Caspar Bowden ist unabhängiger Datenschutzexperte und hat Microsoft viele Jahre zu diesem Thema beraten, bis er nach eigener Aussage Microsoft vor den Gefahren für die Daten ihrer europäischen Kunden beim Thema Cloud-Computing warnte und deswegen gefeuert wurde. Seine Meinung zu seinem ehemaligen Arbeitgeber ist nicht wirklich gut – aber auch von der Politik (in) der EU hält er nicht viel.
Im Interview mit DiePresse.com erzählt er zur Überwachung durch die USA nichts wirklich neues: Die USA steht auf dem Standpunkt, dass Nicht-US-Bürger kein Recht auf Datenschutz haben und deren Daten nicht nur bei jeder Gelegenheit ausgespäht werden können, sondern auch müssen. Und wenn sich Microsoft jetzt auf juristischem Weg vor der Weitergabe von Daten aus einem irischen Rechenzentrum an die US-Behörden wehrt, dann muss man sich schon fragen, warum das Unternehmen nicht viel früher tätig geworden ist. Immerhin war Microsoft diese Rechtslage bekannt, zumindest sagt das Caspar Bowden. Und geändert habe sich bis heute nichts, selbst die EU-Kommission sei untätig geblieben, obwohl sie davon wusste und weiß.
Überhaupt hält er in dem Zusammenhang so gar nichts von der EU-Politik: Die EU-Politik bleibt nicht nur untätig, sie arbeite sogar aktiv daran, die vorhandenen Schlupflöcher im Datenschutz immer weiter aufzureissen. Auch die europäische Datenschutz-Grundverordnung würde daran nichts ändern. Vor drei Jahren sah Bowden den Entwurf noch positiv, aber die Politiker hätten diesen Entwurf zerstört und übrig geblieben sei ein „gewaltiges, ausuferndes Monster mit riesigen Schlupflöchern“ – nach seiner Vermutung durchaus motiviert durch USA.
Ein richtig vernichtendes Urteil stellt er aber den EU-eigenen Bemühungen bei Überwachungsprojekten aus, zum Beispiel beim Konzept des Überwachungsprogramms Indect. Damit sollen quasi intelligente Überwachungskameras geschaffen werden, die verknüpft mit Daten aus verschiedenen Quellen eine Art automatisches Warnsystem bilden, dass Menschen erkennen soll, die sich „abnormal“ verhalten. Wenn man Caspar Bowden glauben mag, dann müssen sich Datenschützer da keine Sorgen machen:
Ich habe das Forschungskonzept von Indect gelesen. Es war inkompetent. Wenn ein Schimpanse wahllos Wörter aus einem Computer-Science-Journal abtippen würde, käme etwas Sinnvolleres heraus. Diese Inkompetenz ist beruhigend. Es ist besser, die EU verschwendet Geld für sinnlose Dinge wie Indect, als sie investiert in Überwachungsprojekte, die Erfolg haben können.

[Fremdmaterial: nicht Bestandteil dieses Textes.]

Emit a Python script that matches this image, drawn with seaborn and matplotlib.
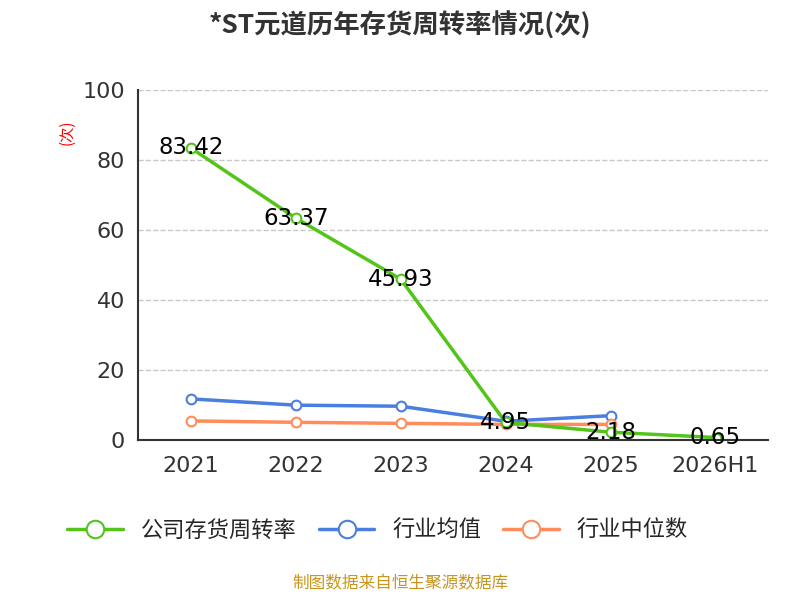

Oder wie es der Interviewer in der folgenden Frage so gut zusammenfasst: Ist Europa zu dumm für gute Überwachung? Das mag wohl sein, aber Bowden sieht einen wichtigen Grund für die Förderung bestenfalls mittelmäßiger IT-Projekte bei den Beratern der EU. Denn diese Gruppen seien voll mit Menschen aus US-Konzernen, die ganz froh sind, wenn die EU das Geld in mittelmäßig und schlechtere Projekte versenkt, statt damit gezielt und womöglich erfolgreich die europäische IT zu fördern.
Dabei sei das notwendig, es bräuchte ein europäisches Betriebssystem, europäische IT-Unternehmen in der Größe von Microsoft, denn die immer noch weitgehend bestehende Microsoft-Monokultur in Unternehmen und Verwaltungen sei die größte Sicherheitslücke überhaupt. Andererseits scheint das ja auch kaum jemanden zu stören, schließlich machen sich die meisten Menschen kaum bis wenige Gedanken um die IT-Sicherheit, man will einfach, dass der Krempel funktioniert ohne zu nerven. Dabei bleibt aber oft genug die Sicherheit auf der Strecke – und wenn es dann mal schief läuft, ist das Geschrei groß.
Auf der anderen Seite wäre es aber sicherlich möglich, die Systeme sicherer zu machen, ohne dass der Komfort zu sehr darunter leiden müsste – aber wollen die Unternehmen das denn wirklich? Oder dürfen US-Unternehmen das überhaupt wollen?